── STORED DATA ──

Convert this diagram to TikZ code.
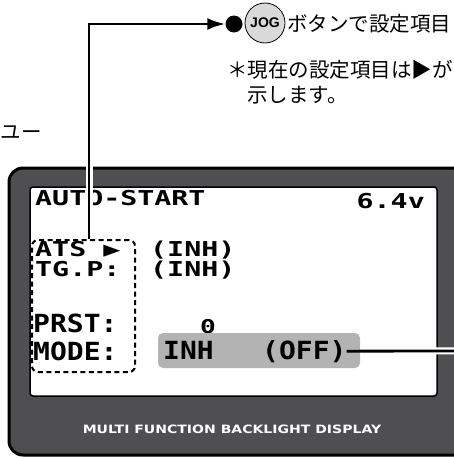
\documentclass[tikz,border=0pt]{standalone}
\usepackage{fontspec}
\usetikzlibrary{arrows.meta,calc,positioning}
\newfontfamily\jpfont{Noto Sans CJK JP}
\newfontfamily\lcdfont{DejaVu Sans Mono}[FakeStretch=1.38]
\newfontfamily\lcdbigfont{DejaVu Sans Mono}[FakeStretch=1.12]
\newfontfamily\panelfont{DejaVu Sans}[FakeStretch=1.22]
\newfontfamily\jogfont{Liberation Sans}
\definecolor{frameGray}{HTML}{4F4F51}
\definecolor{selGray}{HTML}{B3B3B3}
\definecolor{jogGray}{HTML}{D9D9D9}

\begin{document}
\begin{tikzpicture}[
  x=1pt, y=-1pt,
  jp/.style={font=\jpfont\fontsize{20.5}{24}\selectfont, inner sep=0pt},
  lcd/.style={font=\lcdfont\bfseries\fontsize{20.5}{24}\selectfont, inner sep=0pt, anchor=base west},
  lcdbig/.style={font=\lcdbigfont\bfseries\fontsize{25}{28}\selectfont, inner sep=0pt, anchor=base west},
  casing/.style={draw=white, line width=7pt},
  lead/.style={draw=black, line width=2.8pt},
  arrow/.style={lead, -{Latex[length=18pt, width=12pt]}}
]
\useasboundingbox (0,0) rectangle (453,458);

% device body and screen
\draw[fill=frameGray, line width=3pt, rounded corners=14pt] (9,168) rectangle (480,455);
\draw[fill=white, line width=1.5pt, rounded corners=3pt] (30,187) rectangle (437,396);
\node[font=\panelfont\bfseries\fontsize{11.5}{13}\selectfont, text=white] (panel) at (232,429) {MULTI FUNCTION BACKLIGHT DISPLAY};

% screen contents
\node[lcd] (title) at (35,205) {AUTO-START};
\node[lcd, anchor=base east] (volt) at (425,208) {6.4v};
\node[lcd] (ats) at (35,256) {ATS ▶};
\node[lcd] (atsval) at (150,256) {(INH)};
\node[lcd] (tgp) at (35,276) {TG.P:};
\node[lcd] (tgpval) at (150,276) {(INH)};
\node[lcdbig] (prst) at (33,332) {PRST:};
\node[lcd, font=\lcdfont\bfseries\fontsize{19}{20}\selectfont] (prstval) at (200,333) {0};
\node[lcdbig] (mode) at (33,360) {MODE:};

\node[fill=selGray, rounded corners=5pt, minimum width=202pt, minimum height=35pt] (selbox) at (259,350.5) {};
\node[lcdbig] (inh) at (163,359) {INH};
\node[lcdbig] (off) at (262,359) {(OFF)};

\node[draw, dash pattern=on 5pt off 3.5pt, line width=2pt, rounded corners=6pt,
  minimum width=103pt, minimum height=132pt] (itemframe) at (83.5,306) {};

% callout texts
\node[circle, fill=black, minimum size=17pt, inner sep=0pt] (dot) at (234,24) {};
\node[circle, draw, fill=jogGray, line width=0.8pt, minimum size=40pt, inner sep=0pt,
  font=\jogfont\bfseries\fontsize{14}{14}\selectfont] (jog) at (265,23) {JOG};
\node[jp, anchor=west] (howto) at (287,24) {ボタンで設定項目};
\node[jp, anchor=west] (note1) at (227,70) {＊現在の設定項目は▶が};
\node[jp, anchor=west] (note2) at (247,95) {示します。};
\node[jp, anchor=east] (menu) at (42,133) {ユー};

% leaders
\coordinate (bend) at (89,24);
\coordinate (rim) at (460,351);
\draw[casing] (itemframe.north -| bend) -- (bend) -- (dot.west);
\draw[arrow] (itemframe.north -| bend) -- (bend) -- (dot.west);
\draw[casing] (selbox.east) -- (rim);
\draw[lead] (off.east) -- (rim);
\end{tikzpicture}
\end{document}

───

> DESCRIPTION OF THE TASK
Skip the pictures and restate exactly the lines from the beginning of the listing to the line with "text=white] (panel) at", that line included.

> RESULT OF THIS TASK
Convert this diagram to TikZ code.
\documentclass[tikz,border=0pt]{standalone}
\usepackage{fontspec}
\usetikzlibrary{arrows.meta,calc,positioning}
\newfontfamily\jpfont{Noto Sans CJK JP}
\newfontfamily\lcdfont{DejaVu Sans Mono}[FakeStretch=1.38]
\newfontfamily\lcdbigfont{DejaVu Sans Mono}[FakeStretch=1.12]
\newfontfamily\panelfont{DejaVu Sans}[FakeStretch=1.22]
\newfontfamily\jogfont{Liberation Sans}
\definecolor{frameGray}{HTML}{4F4F51}
\definecolor{selGray}{HTML}{B3B3B3}
\definecolor{jogGray}{HTML}{D9D9D9}

\begin{document}
\begin{tikzpicture}[
  x=1pt, y=-1pt,
  jp/.style={font=\jpfont\fontsize{20.5}{24}\selectfont, inner sep=0pt},
  lcd/.style={font=\lcdfont\bfseries\fontsize{20.5}{24}\selectfont, inner sep=0pt, anchor=base west},
  lcdbig/.style={font=\lcdbigfont\bfseries\fontsize{25}{28}\selectfont, inner sep=0pt, anchor=base west},
  casing/.style={draw=white, line width=7pt},
  lead/.style={draw=black, line width=2.8pt},
  arrow/.style={lead, -{Latex[length=18pt, width=12pt]}}
]
\useasboundingbox (0,0) rectangle (453,458);

% device body and screen
\draw[fill=frameGray, line width=3pt, rounded corners=14pt] (9,168) rectangle (480,455);
\draw[fill=white, line width=1.5pt, rounded corners=3pt] (30,187) rectangle (437,396);
\node[font=\panelfont\bfseries\fontsize{11.5}{13}\selectfont, text=white] (panel) at (232,429) {MULTI FUNCTION BACKLIGHT DISPLAY};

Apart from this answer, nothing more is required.